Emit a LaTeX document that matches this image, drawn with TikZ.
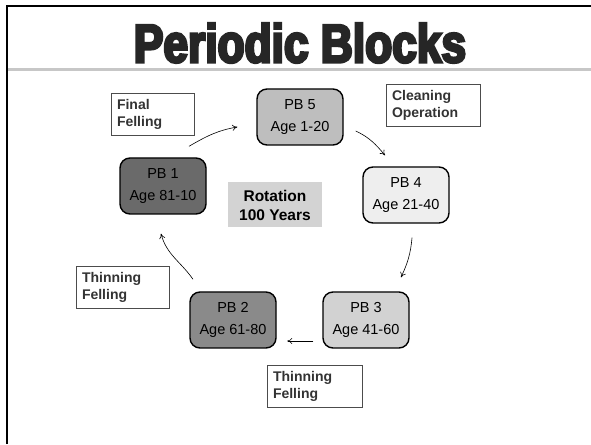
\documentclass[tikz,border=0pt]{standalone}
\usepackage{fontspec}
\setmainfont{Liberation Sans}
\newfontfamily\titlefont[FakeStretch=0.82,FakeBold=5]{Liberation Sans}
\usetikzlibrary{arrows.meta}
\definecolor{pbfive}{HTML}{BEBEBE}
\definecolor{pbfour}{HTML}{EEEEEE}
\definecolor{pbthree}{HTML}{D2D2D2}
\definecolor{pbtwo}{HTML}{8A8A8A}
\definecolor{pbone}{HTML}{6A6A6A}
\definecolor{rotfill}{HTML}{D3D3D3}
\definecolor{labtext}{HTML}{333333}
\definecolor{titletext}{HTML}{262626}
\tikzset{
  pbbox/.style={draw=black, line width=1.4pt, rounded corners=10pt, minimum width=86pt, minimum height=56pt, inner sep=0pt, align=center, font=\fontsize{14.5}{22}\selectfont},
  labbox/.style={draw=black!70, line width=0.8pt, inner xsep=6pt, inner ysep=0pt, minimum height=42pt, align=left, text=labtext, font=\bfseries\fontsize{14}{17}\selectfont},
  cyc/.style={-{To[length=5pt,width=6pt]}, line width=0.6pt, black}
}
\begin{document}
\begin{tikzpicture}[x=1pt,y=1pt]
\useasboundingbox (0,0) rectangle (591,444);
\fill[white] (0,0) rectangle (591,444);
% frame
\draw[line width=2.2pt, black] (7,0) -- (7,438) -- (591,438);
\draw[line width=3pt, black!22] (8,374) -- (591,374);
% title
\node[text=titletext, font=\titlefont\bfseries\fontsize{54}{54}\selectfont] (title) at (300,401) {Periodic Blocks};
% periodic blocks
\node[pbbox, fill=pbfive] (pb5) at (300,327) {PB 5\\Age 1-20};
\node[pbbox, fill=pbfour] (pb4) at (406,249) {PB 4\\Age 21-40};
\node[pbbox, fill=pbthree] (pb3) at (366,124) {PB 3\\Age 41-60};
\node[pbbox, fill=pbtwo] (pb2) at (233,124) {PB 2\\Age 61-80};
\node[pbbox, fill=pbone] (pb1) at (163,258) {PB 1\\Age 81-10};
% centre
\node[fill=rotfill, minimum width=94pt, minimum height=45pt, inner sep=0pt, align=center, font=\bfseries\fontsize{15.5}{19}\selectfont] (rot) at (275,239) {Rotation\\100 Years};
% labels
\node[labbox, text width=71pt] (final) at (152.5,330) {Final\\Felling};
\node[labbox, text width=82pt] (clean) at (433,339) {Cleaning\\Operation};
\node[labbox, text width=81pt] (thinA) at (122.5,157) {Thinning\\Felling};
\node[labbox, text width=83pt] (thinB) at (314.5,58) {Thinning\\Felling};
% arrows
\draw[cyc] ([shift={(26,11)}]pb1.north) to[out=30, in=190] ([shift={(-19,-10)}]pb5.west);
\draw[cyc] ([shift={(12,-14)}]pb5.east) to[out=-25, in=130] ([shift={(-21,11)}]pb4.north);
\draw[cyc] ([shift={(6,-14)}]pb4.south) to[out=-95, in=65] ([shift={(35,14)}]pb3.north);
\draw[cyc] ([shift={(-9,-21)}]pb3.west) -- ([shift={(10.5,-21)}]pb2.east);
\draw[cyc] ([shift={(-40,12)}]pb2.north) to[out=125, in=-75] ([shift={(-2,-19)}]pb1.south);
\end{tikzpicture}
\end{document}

::::::::::

▸ Directions for this task: Set down the material exactly, every line of it, except for the pictures.

▸ Result:
Emit a LaTeX document that matches this image, drawn with TikZ.
\documentclass[tikz,border=0pt]{standalone}
\usepackage{fontspec}
\setmainfont{Liberation Sans}
\newfontfamily\titlefont[FakeStretch=0.82,FakeBold=5]{Liberation Sans}
\usetikzlibrary{arrows.meta}
\definecolor{pbfive}{HTML}{BEBEBE}
\definecolor{pbfour}{HTML}{EEEEEE}
\definecolor{pbthree}{HTML}{D2D2D2}
\definecolor{pbtwo}{HTML}{8A8A8A}
\definecolor{pbone}{HTML}{6A6A6A}
\definecolor{rotfill}{HTML}{D3D3D3}
\definecolor{labtext}{HTML}{333333}
\definecolor{titletext}{HTML}{262626}
\tikzset{
  pbbox/.style={draw=black, line width=1.4pt, rounded corners=10pt, minimum width=86pt, minimum height=56pt, inner sep=0pt, align=center, font=\fontsize{14.5}{22}\selectfont},
  labbox/.style={draw=black!70, line width=0.8pt, inner xsep=6pt, inner ysep=0pt, minimum height=42pt, align=left, text=labtext, font=\bfseries\fontsize{14}{17}\selectfont},
  cyc/.style={-{To[length=5pt,width=6pt]}, line width=0.6pt, black}
}
\begin{document}
\begin{tikzpicture}[x=1pt,y=1pt]
\useasboundingbox (0,0) rectangle (591,444);
\fill[white] (0,0) rectangle (591,444);
% frame
\draw[line width=2.2pt, black] (7,0) -- (7,438) -- (591,438);
\draw[line width=3pt, black!22] (8,374) -- (591,374);
% title
\node[text=titletext, font=\titlefont\bfseries\fontsize{54}{54}\selectfont] (title) at (300,401) {Periodic Blocks};
% periodic blocks
\node[pbbox, fill=pbfive] (pb5) at (300,327) {PB 5\\Age 1-20};
\node[pbbox, fill=pbfour] (pb4) at (406,249) {PB 4\\Age 21-40};
\node[pbbox, fill=pbthree] (pb3) at (366,124) {PB 3\\Age 41-60};
\node[pbbox, fill=pbtwo] (pb2) at (233,124) {PB 2\\Age 61-80};
\node[pbbox, fill=pbone] (pb1) at (163,258) {PB 1\\Age 81-10};
% centre
\node[fill=rotfill, minimum width=94pt, minimum height=45pt, inner sep=0pt, align=center, font=\bfseries\fontsize{15.5}{19}\selectfont] (rot) at (275,239) {Rotation\\100 Years};
% labels
\node[labbox, text width=71pt] (final) at (152.5,330) {Final\\Felling};
\node[labbox, text width=82pt] (clean) at (433,339) {Cleaning\\Operation};
\node[labbox, text width=81pt] (thinA) at (122.5,157) {Thinning\\Felling};
\node[labbox, text width=83pt] (thinB) at (314.5,58) {Thinning\\Felling};
% arrows
\draw[cyc] ([shift={(26,11)}]pb1.north) to[out=30, in=190] ([shift={(-19,-10)}]pb5.west);
\draw[cyc] ([shift={(12,-14)}]pb5.east) to[out=-25, in=130] ([shift={(-21,11)}]pb4.north);
\draw[cyc] ([shift={(6,-14)}]pb4.south) to[out=-95, in=65] ([shift={(35,14)}]pb3.north);
\draw[cyc] ([shift={(-9,-21)}]pb3.west) -- ([shift={(10.5,-21)}]pb2.east);
\draw[cyc] ([shift={(-40,12)}]pb2.north) to[out=125, in=-75] ([shift={(-2,-19)}]pb1.south);
\end{tikzpicture}
\end{document}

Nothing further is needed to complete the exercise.